Discussion in 'Luthier's Corner' started by Ozzel, Dec 15, 2004.

  1. Recently I emailed Warmoth to see if they would build me a custom wenge neck with birdseye maple board. They replied back that they only do maple boards on maple necks and furthermore "don't trust the maple boards on exotics".

    So that got me to wondering, firstly, why? secondly, what are some other incompatible neck/board combos? and finally, what are the most ideal combos? taking into consideration strength, durability and sound, and not looks.

    Thanks, all.
  2. andvari7


    Aug 28, 2004
    Well, exotic woods can get really funny. That, and they're expensive (and would you want to spend that much money on a good piece of quartersawn wood only to have it warp on you?) and hard to come by (quartersawn, that is). Soundwise, it's purely up to taste. Depending on the wood (for instance, quartersawn Gaboon ebony), durability isn't too much of a factor - they used those kinds of woods in Africa for countless thousands of years, and they held up great. There are environmental considerations, too. African wood grows in warm, moist climates, so it's unused to the drier, colder climates of the Western hemisphere.
  3. But let's take wenge, for example. Wenge is known for being a very strong and stable wood, excellent for necks. Heck, it doesn't even require finishing. What would be wrong with putting a maple board on it? Are the properties of these two woods so different that the glueing process wouldn't take? Is there a risk of the joint splitting?
  4. Bass Kahuna

    Bass Kahuna

    Dec 3, 2002
    West Lafayette, Indiana
    Luthier, Custom Builder
    Unless I am mistaken, Warmoth has a policy of not using exotic fingerboards on exotic necks. I don't assume to speak for them, and would look to one of their representatives to reply here as well, but I believe it is more of a management / offering decision than one based on wood incompatibility or prone to warping issues.

    I will also state that I have seen, owned, and worked on quite a few warmoth products (never really anything more than a setup....) and have always found their products to be of very high quality and workmanship.

    There are some shops that won't work with certain exotic / tropical woods due to allergic reactions to the oil/dust from that wood (coco bolo is a good example of a wood of this type...), or due to issues with some oily exotics being a bit more difficult to glue up than others.

    There are certain "accepted" standards, ie: the maple neck with a maple, rosewood, or ebony fingerboard. Personally, I really like the stabilized fingerboards from Gallery Hardwoods.

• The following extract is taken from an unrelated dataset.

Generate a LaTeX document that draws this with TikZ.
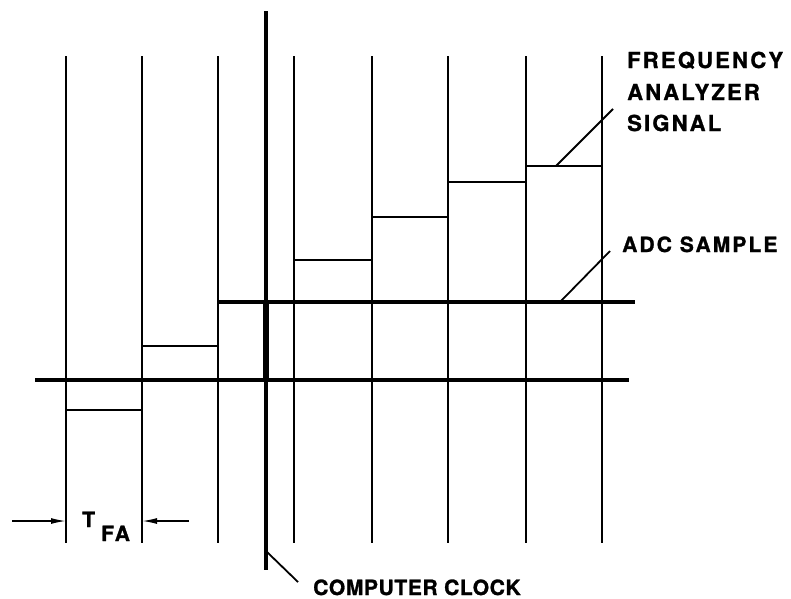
\documentclass[tikz,border=0pt]{standalone}
\usepackage{fontspec}
\setmainfont{TeX Gyre Heros}
\newfontfamily\lblfam{TeX Gyre Heros}[LetterSpace=10,BoldFeatures={FakeBold=1.2}]
\newfontfamily\clkfam{TeX Gyre Heros}[LetterSpace=3,BoldFeatures={FakeBold=1.2}]
\usetikzlibrary{arrows.meta}
\begin{document}
\begin{tikzpicture}[x=1pt,y=-1pt,
  grid/.style={line width=1.8pt},
  stepline/.style={line width=2.2pt},
  axisline/.style={line width=3.5pt},
  clockline/.style={line width=4.5pt},
  lead/.style={line width=1.8pt},
  dimarrow/.style={line width=1.5pt,-{Latex[length=15pt,width=6pt]}},
  lbl/.style={anchor=base west,inner sep=0pt,font=\lblfam\bfseries\fontsize{21}{25}\selectfont},
  clklbl/.style={anchor=base west,inner sep=0pt,font=\clkfam\bfseries\fontsize{21}{25}\selectfont},
  biglbl/.style={anchor=base west,inner sep=0pt,font=\lblfam\bfseries\fontsize{22}{26}\selectfont}]
\useasboundingbox (0,0) rectangle (791,598);
% vertical sampling lines
\foreach \i/\x in {1/66,2/142,3/218,4/294,5/372,6/448,7/526,8/602}{
  \coordinate (t\i) at (\x,56);
  \coordinate (b\i) at (\x,543);
  \draw[grid] (t\i) -- (b\i);
}
% axis and ADC sample level
\coordinate (axL) at (35,380);
\coordinate (axR) at (629,380);
\draw[axisline] (axL) -- (axR);
\coordinate (adcL) at (218,302);
\coordinate (adcR) at (635,302);
\draw[axisline] (adcL) -- (adcR);
% computer clock
\coordinate (ckT) at (266,11);
\coordinate (ckB) at (266,570);
\draw[clockline] (ckT) -- (ckB);
\draw[line width=6.5pt] (266,302) -- (266,380);
% frequency analyzer steps
\draw[stepline] (66,410) -- (142,410);
\draw[stepline] (142,346) -- (218,346);
\draw[stepline] (294,260) -- (372,260);
\draw[stepline] (372,217) -- (448,217);
\draw[stepline] (448,182) -- (526,182);
\draw[stepline] (526,166) -- (602,166);
% T_FA dimension arrows
\coordinate (aL) at (12,521);
\coordinate (aLe) at (66,521);
\coordinate (aR) at (189,521);
\coordinate (aRe) at (142,521);
\draw[dimarrow] (aL) -- (aLe);
\draw[dimarrow] (aR) -- (aRe);
\node[lbl] (tfa) at (82,527) {T};
\node[lbl] (tfasub) at (101,541) {FA};
% labels
\node[biglbl] (fa1) at (627,68) {FREQUENCY};
\node[biglbl] (fa2) at (627,100) {ANALYZER};
\node[biglbl] (fa3) at (627,131) {SIGNAL};
\node[lbl] (adc) at (622,252) {ADC SAMPLE};
\node[clklbl] (clk) at (313,595) {COMPUTER CLOCK};
% leaders
\coordinate (l1a) at (556,166);
\coordinate (l1b) at (613,109);
\draw[lead] (l1a) -- (l1b);
\coordinate (l2a) at (560,302);
\coordinate (l2b) at (610,251);
\draw[lead] (l2a) -- (l2b);
\coordinate (l3a) at (266,551);
\coordinate (l3b) at (298,582);
\draw[lead] (l3a) -- (l3b);
\end{tikzpicture}
\end{document}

    There is not, as far as I know, any "technical" issue that would make a wenge neck with a maple fingerboard more prone to warping than a wenge neck with an ebony fingerboard.


  5. bwbass


    May 6, 2002
    No, there's not an inherent structral reason for this. Here's some explanation:

    1. We will only warranty maple necks if they are finished, but wenge does not require a (nor is it particularly easy to) finish. In this example the fingerboard would need to be finished but not the back of the neck - not an attractive proposition. Thus it's likely that such a neck would either be played raw, increasing the risk of warpage and negating our warranty, or wind up with a funky finish. Either way there stands a good chance that you won't like it in the long run.

    2. We almost never get asked for this, so if something goes wrong in production or the customer backs out of the order, we end up with an expensive neck that no one else would buy.

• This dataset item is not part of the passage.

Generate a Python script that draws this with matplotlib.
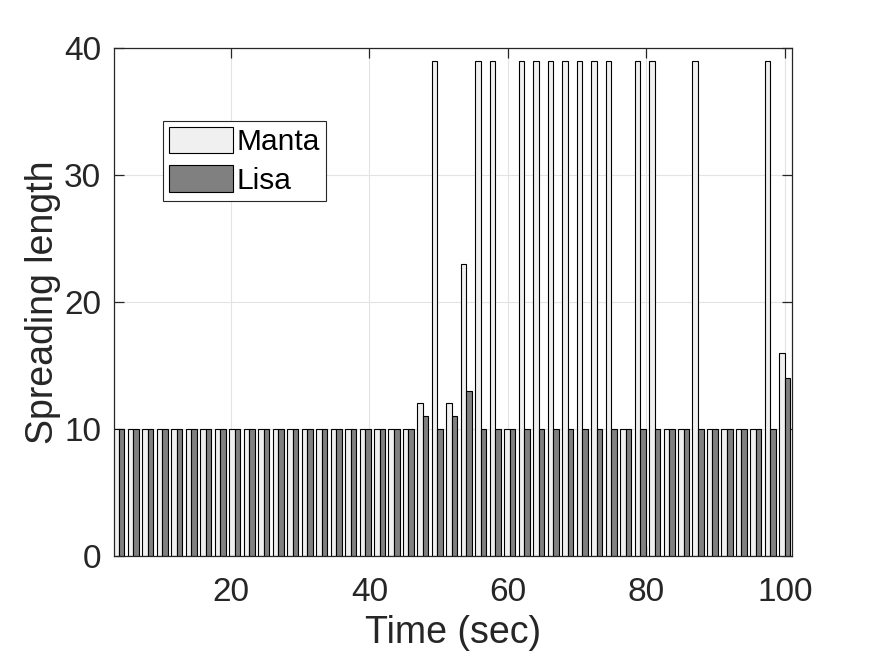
import matplotlib
matplotlib.use("Agg")
import matplotlib.pyplot as plt
import numpy as np

plt.rcParams["font.family"] = ["Liberation Sans", "DejaVu Sans"]

# time stamps (sec), one group of bars each
time_sec = [3.85, 5.94, 8.03, 10.12, 12.21, 14.30, 16.39, 18.48, 20.57, 22.66,
            24.75, 26.84, 28.93, 31.02, 33.11, 35.20, 37.29, 39.38, 41.47, 43.56,
            45.65, 47.74, 49.83, 51.92, 54.01, 56.10, 58.19, 60.28, 62.37, 64.46,
            66.55, 68.64, 70.73, 72.82, 74.91, 77.00, 79.09, 81.18, 83.27, 85.36,
            87.45, 89.54, 91.63, 93.72, 95.81, 97.90, 99.95]

manta = [10, 10, 10, 10, 10, 10, 10, 10, 10, 10,
         10, 10, 10, 10, 10, 10, 10, 10, 10, 10,
         10, 12, 39, 12, 23, 39, 39, 10, 39, 39,
         39, 39, 39, 39, 39, 10, 39, 39, 10, 10,
         39, 10, 10, 10, 10, 39, 16]

lisa = [10, 10, 10, 10, 10, 10, 10, 10, 10, 10,
        10, 10, 10, 10, 10, 10, 10, 10, 10, 10,
        10, 11, 10, 11, 13, 10, 10, 10, 10, 10,
        10, 10, 10, 10, 10, 10, 10, 10, 10, 10,
        10, 10, 10, 10, 10, 10, 14]

TXT = "#262626"
C_MANTA = "#f0f0f0"
C_LISA = "#808080"

fig = plt.figure(figsize=(8.75, 6.57), dpi=100)
ax = fig.add_axes([0.130, 0.154, 0.775, 0.773])

x = np.array(time_sec)
w = 0.8
ax.bar(x - w / 2, manta, width=w, color=C_MANTA, edgecolor="black",
       linewidth=0.8, label="Manta", zorder=2)
ax.bar(x + w / 2, lisa, width=w, color=C_LISA, edgecolor="black",
       linewidth=0.8, label="Lisa", zorder=2)

ax.set_xlim(3.1, 101)
ax.set_ylim(0, 40)
ax.set_xticks([20, 40, 60, 80, 100])
ax.set_yticks([0, 10, 20, 30, 40])

ax.grid(True, color="#e3e3e3", linewidth=0.8, zorder=0)
ax.set_axisbelow(True)
for sp in ax.spines.values():
    sp.set_color(TXT)
    sp.set_linewidth(0.9)
ax.tick_params(direction="in", length=7, width=0.9, colors=TXT,
               labelsize=24, top=True, right=True)
ax.tick_params(axis="x", pad=15)
ax.tick_params(axis="y", pad=9)

ax.set_xlabel("Time (sec)", fontsize=27, color=TXT, labelpad=5)
ax.set_ylabel("Spreading length", fontsize=27, color=TXT, labelpad=2)

leg = ax.legend(loc="upper left", bbox_to_anchor=(0.072, 0.857),
                fontsize=21.5, frameon=True, fancybox=False, framealpha=1,
                edgecolor=TXT, handlelength=2.15, handleheight=1.0,
                handletextpad=0.12, borderpad=0.2, labelspacing=0.3,
                borderaxespad=0)
leg.get_frame().set_linewidth(0.8)

fig.savefig("out.png", dpi=100, facecolor="white")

    3. We're not fans of the look. :)

    We will do purpleheart, bubinga, bocote, ziricote, or wenge fingerboards on any neck wood you like. It's just maple boards on exotic necks that cause a problem.
  6. A couple years ago, I played an MTS with a wenge neck and a maple FB at Rudy's in NYC. It sounded killer. Naturally, I wouldn't say that was all down to the neck/FB, but perhaps you'd be additionally encouraged to know that someone like Michael Tobias thought that combination was feasible and potentially desirable.
  7. Thanks bwbass. So you would do exotics on exotics? Right now I'm thinking of macassar ebony on wenge. Oh my! :hyper:
  8. bwbass


    May 6, 2002

    Sure. Macassar on wenge looks fine, sounds great. On the left here is my Dinky J with wenge neck and black ebony fingerboard (not macassar, though.) Killer slap sound, great-feeling neck.
  9. spc


    Apr 10, 2004
    South of Boston
    Not to hijack the thread, but could someone tell me about stabilized boards? Must be good for fretless, right? Is that the point? Does warmoth do any stabilized boards?
    thanks much!
  10. tjclem

    tjclem Commercial User

    Jun 6, 2004
    Central Florida
    Owner and builder Clementbass
    Others will post with more educated info but from what I understand "Stabalized wood " is inpregnated with a substance making it much harder and less apt to shift or twist it "stabalizes it" :D Gallery seems to be the place to get it. I hope to try it some time......t
  11. CamMcIntyre


    Jun 6, 2000
    Definately check out gallery hardwoods for the stabilized boards. I bought a stabilized piece of black limba off of him for the project bass i did. The board looks and feels about my craftsmanship [note to self-get prior wood working experience BEFORE building bass from scratch]. At least it looks pretty. :bassist:
  12. pilotjones


    Nov 8, 2001
    "Stabilized" wood is impregnated with plastic. After drying, the board is put in an acrylic bath, I believe in a vacuum, so that the resin soaks in. The plastic is then hardened, and you are left with a heavy, nonporous, dimensionally stable, increased strength composite.
  13. Bass Kahuna

    Bass Kahuna

    Dec 3, 2002
    West Lafayette, Indiana
    Luthier, Custom Builder
    Yeup, I have used many stabilized fingerboards from Gallery Hardwood. They're dang near impervious to grease, dirt, warping, shrinking and twisting. They polish up really nice (I usually go up to 2000 grit sandpaper on them).

    One of the other really nice things about the process, is that you can use woods that normally would be too soft for a fingerboard, like spalted maple, black limba, etc, even for a fretless.

    You do have to be a bit more careful with them when fretting them, as they can be a bit more prone to chipping than a non-stabilized board. I widen the fret slots up a bit first with a very small jewelers file that has a slight "V" shape to it. The frets go in easier, and at some point down the road in the years to come when the bass needs a re-fret, the frets come out easier with little to no tear out.

    It is also recommended that the frets be pressed in vs. hammered in, to also help cut down on possible chipping.

    I did a birdseye maple fingerboard, leopardwood, and others from Gallery and really like them!